Britain and the European Union reached a new divorce deal Thursday that could allow Brexit on 31 October, but faced immediate opposition among MPs in London -- who can still block it.
The deal was sealed just hours before a summit of EU leaders that is expected to endorse the text, but it must pass the British parliament when it meets on Saturday.
British prime minister Boris Johnson, who has staked his leadership on leaving the EU this month, said he had secured a "great new deal that takes back control".
European Commission president Jean-Claude Juncker said it was a "fair and balanced agreement" -- and both men urged MPs to support it to avoid any further delays.
If Johnson cannot get the deal through by Saturday, he will be forced by law to ask the EU to postpone Brexit, although Juncker said he agreed with Johnson that no postponement should be needed.
"We have a deal, and this deal means there is no need for any kind of prolongation," Juncker said.
It is for EU leaders, not Juncker, to decide whether or not to grant any eventual extension.

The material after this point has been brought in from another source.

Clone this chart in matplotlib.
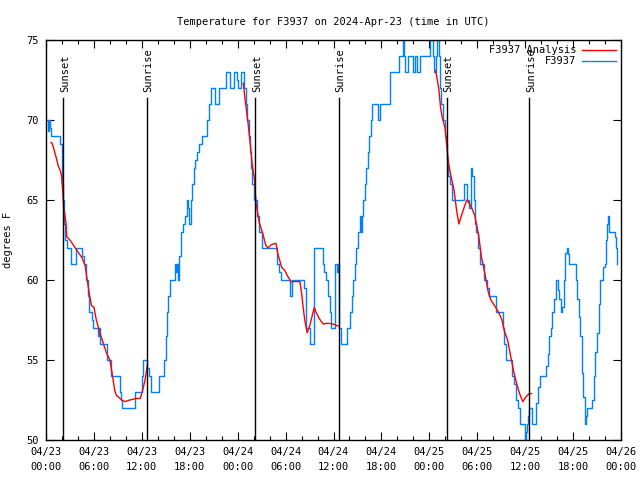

Several heads of government arriving in Brussels urged British MPs to get behind the deal.
Johnson urged MPs "to come together to get Brexit done, to get this excellent deal over the line and to deliver Brexit without any more delay."
The deal is a personal victory for Johnson, a leader of the 2016 Brexit referendum who was told repeatedly by EU leaders that they would not give him a new deal.
But it could quickly turn to defeat if the House of Commons -- which rejected a previous divorce text three times -- again refuses to play ball.
The immediate reaction was hostile.
Northern Ireland's Democratic Unionist Party (DUP), which props up Johnson's Conservatives, said it "will be unable to support these proposals".
The main opposition Labour, Scottish National and Liberal Democrat parties also spoke out against it.
Their response sent the pound sinking again after it had earlier risen to five-month peaks on news of the deal.
'NO IRISH BORDER'
The draft agreement was forged just weeks before Britain was due to leave the bloc, ending more than four decades of close economic and political ties with its nearest neighbours.
Weeks of tense negotiations focused on changing the arrangements to keep open the border between British Northern Ireland and EU member Ireland.
All sides agree they do not want infrastructure on the frontier, to avoid exacerbating tensions over Britain's control of Northern Ireland that caused decades of deadly violence up until the 1990s.
The new plan would see Northern Ireland remain British legal territory but trade under EU regulations.
"There will be no border on the island of Ireland and the (EU's) single market will be protected," Juncker said.
But it would involve some customs and tax checks with the rest of the UK, and the DUP warned the plans "undermine the integrity of the union".
Northern Ireland's regional assembly would be given a vote every four years on whether to maintain the arrangements.
But the DUP warned that did not go far enough, as there would be no vote before the plans came into effect.
Johnson met repeatedly with DUP leaders this week in a bid to keep them onside -- and has also assured his European counterparts that he can get the deal through.
French President Emmanuel Macron said he was "reasonably confident" the deal could be ratified.
But Johnson has no majority among MPs, and his threat to leave the EU with or without a deal this month has exacerbated existing divisions in parliament.
Opposition Labour leader Jeremy Corbyn said the only way out was for a second referendum, amid speculation such a motion could be put to MPs at Saturday's sitting.
"The best way to get Brexit sorted is to give the people the final say in a public vote," he said.
However, it is not clear there is enough support in the House of Commons for a new referendum, and Johnson's government is strongly opposed.
Opinion polls show Britons remain deeply divided over Brexit, although the balance has shifted slightly in favour of staying in the EU.
Labour's objection to the deal is focused on a perceived lowering of environmental, workers and food standards.
"The deal he's proposed is heading Britain in the direction of a deregulated society and a sell-off of national assets to American corporations," Corbyn said.